Sarah this is a very challenging and encouraging post. College had a very similiar effect on me, plus a tendency in my family to ‘stress eat’ (plus 13 years in the high stress world of ministry). Now I’m about 60 pounds heavier than I was in college. I’m starting the journey back to physical health too. I pray that God gives us both strength for the journey.
Love you, sis!
I think what you’re doing is great and the fact that you’re listening to God as He speaks to you is probably the most important thing. God will bless you through your obedience. Keep it up girl!
I don’t think I’ve overcome in this area, but I do have an understanding. When I was younger, I didn’t care anything about eating healthier or trying to stay on top of stress. I thought “life is too short not to enjoy this junk food” (thank God for growth). I plowed through stress the best I could, but it wasn’t cutting it. God spoke to me the same scripture you have here, “Don’t you know your body is the temple of the Holy Spirit?” That question has stuck with me and I remember that I’m not my own and if I want to fulfill everything He’s given me to do, I need to make some healthy decisions now. Besides the obvious spiritual maintenance, I eat things I don’t necessarily like and try to work out at least 3 times a week whether I feel like it or not. The crazy thing is these all help me with my stress anyway…
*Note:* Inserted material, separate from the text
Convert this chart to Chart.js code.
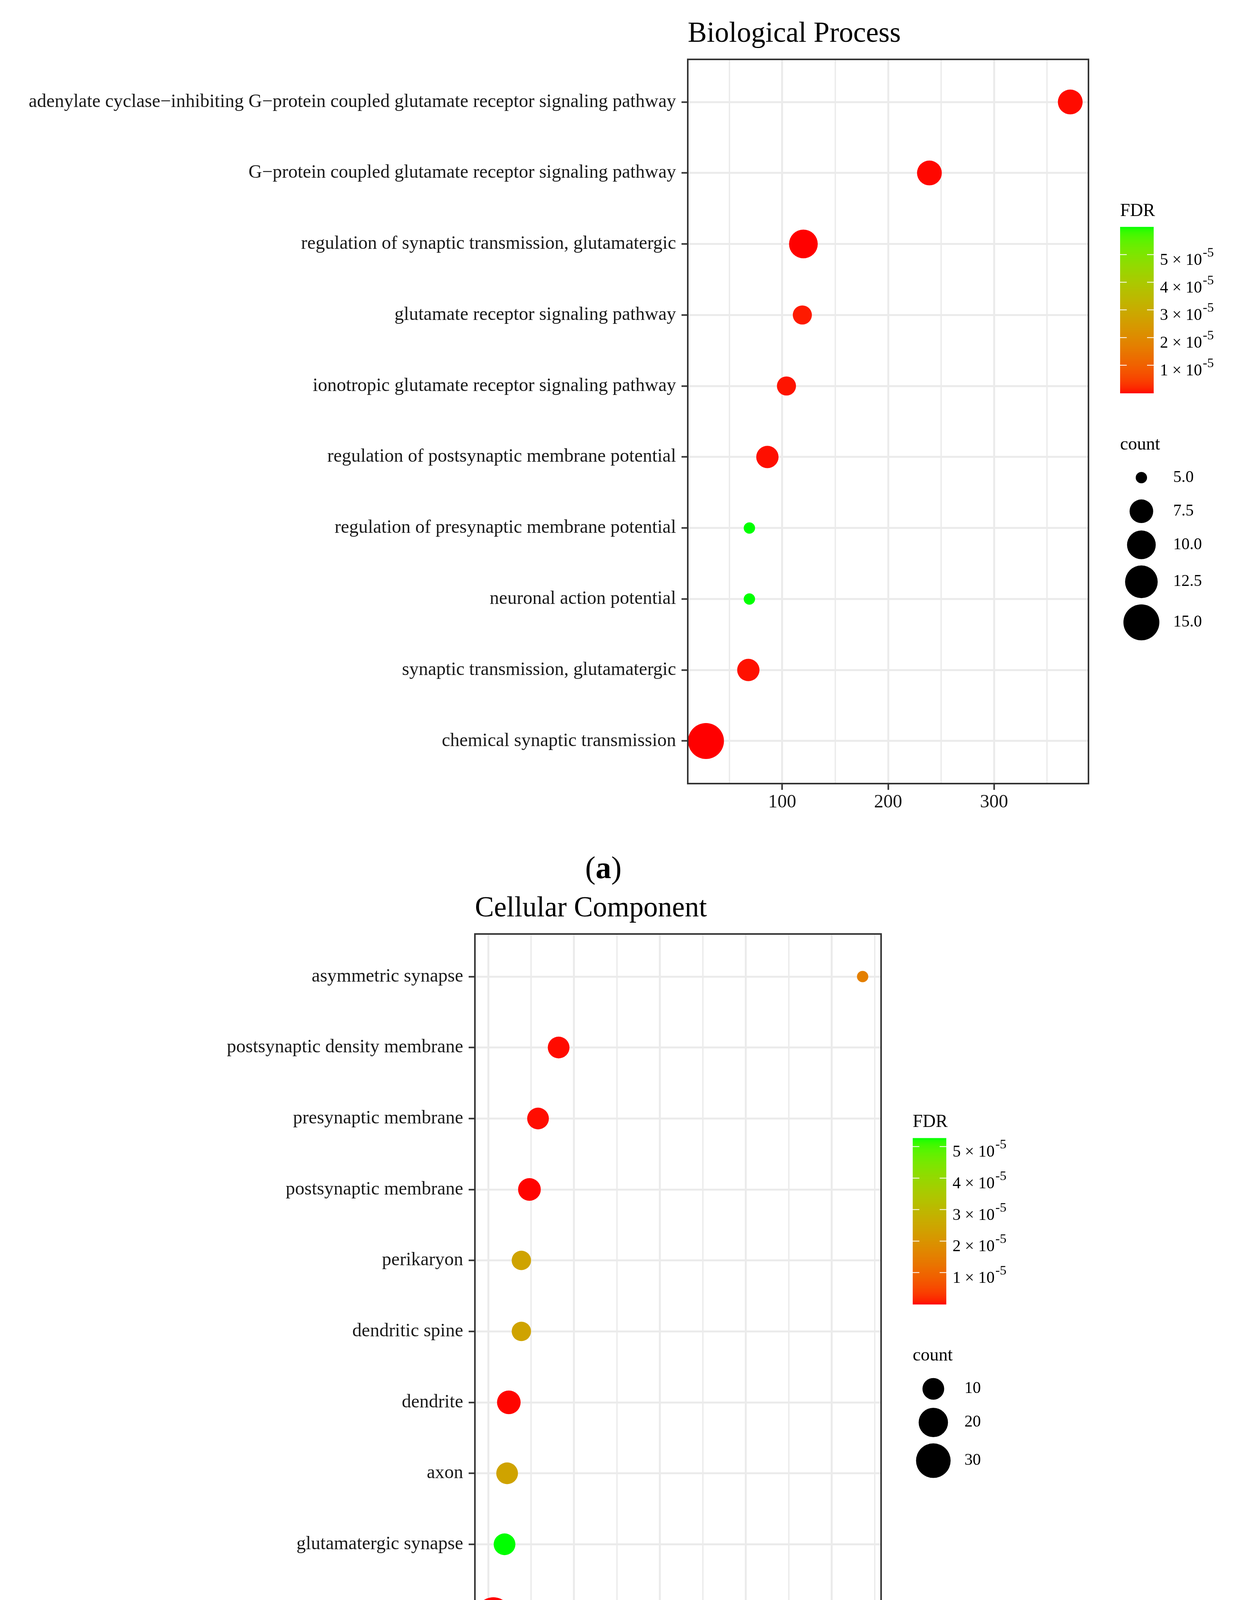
<!DOCTYPE html>
<html>
<head>
<meta charset="utf-8">
<script src="https://cdn.jsdelivr.net/npm/chart.js@4.4.1/dist/chart.umd.min.js"></script>
<style>
html, body { margin: 0; padding: 0; background: #fff; }
body { width: 3175px; height: 4539px; position: relative; overflow: hidden; font-family: "Liberation Serif", serif; }
canvas { position: absolute; left: 0; }
.tag { position: absolute; font-size: 80px; line-height: 80px; color: #000; transform: translateX(-50%); white-space: nowrap; }
</style>
</head>
<body>
<canvas id="bp" width="3175" height="2120" style="top:0"></canvas>
<canvas id="cc" width="3175" height="2120" style="top:2280px"></canvas>
<div class="tag" style="left:1545px;top:2181px">(<b>a</b>)</div>
<div class="tag" style="left:1545px;top:4406px">(<b>b</b>)</div>
<script>
// Biological Process (top to bottom)
var bpTerms = [
  'adenylate cyclase\u2212inhibiting G\u2212protein coupled glutamate receptor signaling pathway',
  'G\u2212protein coupled glutamate receptor signaling pathway',
  'regulation of synaptic transmission, glutamatergic',
  'glutamate receptor signaling pathway',
  'ionotropic glutamate receptor signaling pathway',
  'regulation of postsynaptic membrane potential',
  'regulation of presynaptic membrane potential',
  'neuronal action potential',
  'synaptic transmission, glutamatergic',
  'chemical synaptic transmission'
];
var bpX = [372, 239, 120, 119, 104, 86, 69, 69, 68, 28];
var bpCount = [8, 8, 10, 6, 6, 7, 5, 5, 7, 15];
var bpFdr = [3.1e-7, 1.8e-7, 2.4e-8, 9.5e-7, 6.2e-7, 4.4e-7, 6.0e-5, 6.0e-5, 5.0e-7, 1.1e-9];
var bpTicks = [50, 100, 150, 200, 250, 300, 350];
var bpLabeled = [100, 200, 300];
var bpSizeBreaks = [5, 7.5, 10, 12.5, 15];
var bpSizeLabels = ['5.0', '7.5', '10.0', '12.5', '15.0'];

// Cellular Component (top to bottom)
var ccTerms = [
  'asymmetric synapse',
  'postsynaptic density membrane',
  'presynaptic membrane',
  'postsynaptic membrane',
  'perikaryon',
  'dendritic spine',
  'dendrite',
  'axon',
  'glutamatergic synapse',
  'plasma membrane'
];
var ccX = [218, 41, 29, 24, 19.3, 19.3, 12, 11, 9.5, 3];
var ccCount = [5, 10, 10, 11, 8, 8, 12, 10, 10, 33];
var ccFdr = [1.5e-5, 2.6e-7, 3.1e-7, 8.0e-8, 2.4e-5, 2.4e-5, 1.1e-7, 2.4e-5, 5.27e-5, 1.0e-9];
var ccTicks = [0, 25, 50, 75, 100, 125, 150, 175, 200, 225];
var ccLabeled = [0, 50, 100, 150, 200];
var ccSizeBreaks = [10, 20, 30];
var ccSizeLabels = ['10', '20', '30'];

var fdrBreaks = [1e-5, 2e-5, 3e-5, 4e-5, 5e-5];
var fdrLabels = ['1', '2', '3', '4', '5'];

Chart.defaults.font.family = '"Liberation Serif", serif';

// red -> green gradient interpolated in Lab, like ggplot's default
function toLin(c) { c /= 255; return c <= 0.04045 ? c / 12.92 : Math.pow((c + 0.055) / 1.055, 2.4); }
function rgb2lab(r, g, b) {
  var R = toLin(r), G = toLin(g), B = toLin(b);
  var X = (0.4124 * R + 0.3576 * G + 0.1805 * B) / 0.95047;
  var Y = 0.2126 * R + 0.7152 * G + 0.0722 * B;
  var Z = (0.0193 * R + 0.1192 * G + 0.9505 * B) / 1.08883;
  function f(t) { return t > 0.008856 ? Math.cbrt(t) : 7.787 * t + 16 / 116; }
  var fx = f(X), fy = f(Y), fz = f(Z);
  return [116 * fy - 16, 500 * (fx - fy), 200 * (fy - fz)];
}
function lab2rgb(L, a, b) {
  var fy = (L + 16) / 116, fx = fy + a / 500, fz = fy - b / 200;
  function fi(t) { return t > 0.206893 ? t * t * t : (t - 16 / 116) / 7.787; }
  var X = 0.95047 * fi(fx), Y = fi(fy), Z = 1.08883 * fi(fz);
  var R = 3.2406 * X - 1.5372 * Y - 0.4986 * Z;
  var G = -0.9689 * X + 1.8758 * Y + 0.0415 * Z;
  var B = 0.0557 * X - 0.2040 * Y + 1.0570 * Z;
  function g(c) {
    c = c <= 0.0031308 ? 12.92 * c : 1.055 * Math.pow(Math.max(c, 0), 1 / 2.4) - 0.055;
    return Math.round(Math.max(0, Math.min(1, c)) * 255);
  }
  return 'rgb(' + g(R) + ',' + g(G) + ',' + g(B) + ')';
}
var labLow = rgb2lab(255, 0, 0), labHigh = rgb2lab(0, 255, 0);
function fdrColor(v, lo, hi) {
  var t = Math.max(0, Math.min(1, (v - lo) / (hi - lo)));
  return lab2rgb(labLow[0] + (labHigh[0] - labLow[0]) * t,
                 labLow[1] + (labHigh[1] - labLow[1]) * t,
                 labLow[2] + (labHigh[2] - labLow[2]) * t);
}

function makeChart(id, o) {
  var cmin = Math.min.apply(null, o.fdr), cmax = Math.max.apply(null, o.fdr);
  var nmin = Math.min.apply(null, o.count), nmax = Math.max.apply(null, o.count);
  function diam(c) { return 29 + 63 * Math.sqrt(Math.max(0, (c - nmin) / (nmax - nmin))); }
  var xmin = Math.min.apply(null, o.x), xmax = Math.max.apply(null, o.x);
  var pad = 0.05 * (xmax - xmin);
  var isLab = function (v) { return o.labeled.indexOf(v) >= 0; };

  var legendPlugin = {
    id: 'ggpanel',
    afterDatasetsDraw: function (chart) {
      var a = chart.chartArea, ctx = chart.ctx;
      ctx.save();
      // panel border
      ctx.strokeStyle = '#333333';
      ctx.lineWidth = 4;
      ctx.strokeRect(a.left, a.top, a.right - a.left, a.bottom - a.top);
      // title
      ctx.fillStyle = '#000';
      ctx.textAlign = 'left';
      ctx.textBaseline = 'alphabetic';
      ctx.font = '73px "Liberation Serif"';
      ctx.fillText(o.title, a.left, a.top - 45);

      // legend geometry
      var ds = o.sizeBreaks.map(diam);
      var dmax = ds[ds.length - 1];
      var centers = [598 + 42 + Math.max(ds[0] / 2, 30)];
      for (var i = 1; i < ds.length; i++) {
        centers.push(centers[i - 1] + Math.max(86, (ds[i - 1] + ds[i]) / 2 + 16));
      }
      var total = centers[centers.length - 1] + dmax / 2 + 34;
      var B = (a.top + a.bottom) / 2 - total / 2 + 34;
      var L = a.right + 81;

      ctx.font = '46px "Liberation Serif"';
      ctx.fillText('FDR', L, B);
      var barTop = B + 28, barH = 425, barW = 86, barBot = barTop + barH;
      var nbin = 300;
      for (var k = 0; k < nbin; k++) {
        var v = cmin + (cmax - cmin) * (k + 0.5) / nbin;
        ctx.fillStyle = fdrColor(v, cmin, cmax);
        ctx.fillRect(L, barBot - (k + 1) * barH / nbin, barW, barH / nbin + 1);
      }
      ctx.strokeStyle = '#ffffff';
      ctx.lineWidth = 2;
      for (var j = 0; j < fdrBreaks.length; j++) {
        var ty = barBot - (fdrBreaks[j] - cmin) / (cmax - cmin) * barH;
        ctx.beginPath();
        ctx.moveTo(L, ty); ctx.lineTo(L + 17, ty);
        ctx.moveTo(L + barW - 17, ty); ctx.lineTo(L + barW, ty);
        ctx.stroke();
        ctx.fillStyle = '#000';
        ctx.font = '42px "Liberation Serif"';
        var base = fdrLabels[j] + ' \u00d7 10';
        ctx.fillText(base, L + barW + 16, ty + 26);
        var w = ctx.measureText(base).width;
        ctx.font = '34px "Liberation Serif"';
        ctx.fillText('-5', L + barW + 16 + w + 2, ty + 5);
      }

      ctx.fillStyle = '#000';
      ctx.font = '46px "Liberation Serif"';
      ctx.fillText('count', L, B + 598);
      var cx = L + dmax / 2 + 8.5;
      ctx.font = '42px "Liberation Serif"';
      ctx.textBaseline = 'middle';
      for (var m = 0; m < ds.length; m++) {
        ctx.beginPath();
        ctx.arc(cx, B + centers[m], ds[m] / 2, 0, Math.PI * 2);
        ctx.fill();
        ctx.fillText(o.sizeLabels[m], L + dmax + 44, B + centers[m]);
      }
      ctx.restore();
    }
  };

  return new Chart(document.getElementById(id), {
    type: 'bubble',
    data: {
      datasets: [{
        data: o.x.map(function (v, i) { return { x: v, y: i, r: diam(o.count[i]) / 2 }; }),
        backgroundColor: o.fdr.map(function (v) { return fdrColor(v, cmin, cmax); }),
        borderWidth: 0,
        hoverBorderWidth: 0,
        clip: 0
      }]
    },
    options: {
      responsive: false,
      animation: false,
      devicePixelRatio: 1,
      events: [],
      layout: { padding: { top: o.padTop, right: o.padRight, left: 0, bottom: 0 } },
      plugins: { legend: { display: false }, tooltip: { enabled: false } },
      scales: {
        x: {
          type: 'linear',
          min: xmin - pad,
          max: xmax + pad,
          afterBuildTicks: function (s) { s.ticks = o.ticks.map(function (v) { return { value: v }; }); },
          afterFit: function (s) { s.height = o.xAxisH; },
          ticks: {
            autoSkip: false, maxRotation: 0, padding: 4, color: '#1a1a1a',
            font: { size: 48 },
            callback: function (v) { return isLab(v) ? String(v) : ''; }
          },
          grid: {
            color: '#EBEBEB',
            lineWidth: function (c) { return c.tick && isLab(c.tick.value) ? 5 : 3.5; },
            tickColor: function (c) { return c.tick && isLab(c.tick.value) ? '#333333' : 'rgba(0,0,0,0)'; },
            tickLength: 16,
            tickWidth: 4
          },
          border: { display: false }
        },
        y: {
          type: 'linear',
          min: -0.6,
          max: o.terms.length - 1 + 0.6,
          reverse: true,
          afterBuildTicks: function (s) { s.ticks = o.terms.map(function (t, i) { return { value: i }; }); },
          afterFit: function (s) { s.width = o.yAxisW; },
          ticks: {
            autoSkip: false, padding: 14, color: '#1a1a1a',
            font: { size: 48 },
            callback: function (v) { return o.terms[v]; }
          },
          grid: { color: '#EBEBEB', lineWidth: 5, tickColor: '#333333', tickLength: 16, tickWidth: 4 },
          border: { display: false }
        }
      }
    },
    plugins: [legendPlugin]
  });
}

makeChart('bp', {
  title: 'Biological Process',
  terms: bpTerms, x: bpX, count: bpCount, fdr: bpFdr,
  ticks: bpTicks, labeled: bpLabeled,
  sizeBreaks: bpSizeBreaks, sizeLabels: bpSizeLabels,
  padTop: 152, padRight: 388, yAxisW: 1761, xAxisH: 114
});

makeChart('cc', {
  title: 'Cellular Component',
  terms: ccTerms, x: ccX, count: ccCount, fdr: ccFdr,
  ticks: ccTicks, labeled: ccLabeled,
  sizeBreaks: ccSizeBreaks, sizeLabels: ccSizeLabels,
  padTop: 111, padRight: 919, yAxisW: 1216, xAxisH: 156
});
</script>
</body>
</html>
Thanks for being so honest and open, Sarah. Keep making the decisions that get you where God wants you. You’ll make it and there will be a thousand miracles along the way. Blessings!
Denise- Thank you for your encouragement. You’re welcome to ask. It might just be the thing that keeps me on track on that particular day. 🙂
Candy- You’ve been amazing through this whole process! Thank you for your support! My whole family knows who you are because they hear me quote you all the time. “Candy says…” And “Candy gave me this recipe…” And “I’m going to ask Candy what she thinks…” I love you, my friend!
Dacia- Why is that churches FEED us every time the doors open?! We have doughnuts and coffee after Sunday school. We have potluck meals every time we have revival. We have pancake and sausage suppers every time the youth need to raise money. When are the churches going to start offering fitness & nutrition classes? Or exercise support groups? Okay, okay, I know some of them do. At least, I know of one or two that do. But the rest of these churches that are enabling the chubby chicks like me seriously need to get on board! 🙂
Annie & Jason- Thanks for the encouragement! It’s nice to have cheerleaders along the way… And it’s especially awesome to be understood! Thanks for helping me to become a better temple for the Holy Spirit to dwell in.
Sarah, you make a lot of good points. It feels selfish to take care of ourselves when there is so much that needs to be done, but in the long run, how can we help others if we are worn to a frazzle?
Wow Sarah, great post! I’m sorry you have so many health issues…I’m there with you. I’m happy we have God on our side. You keep going!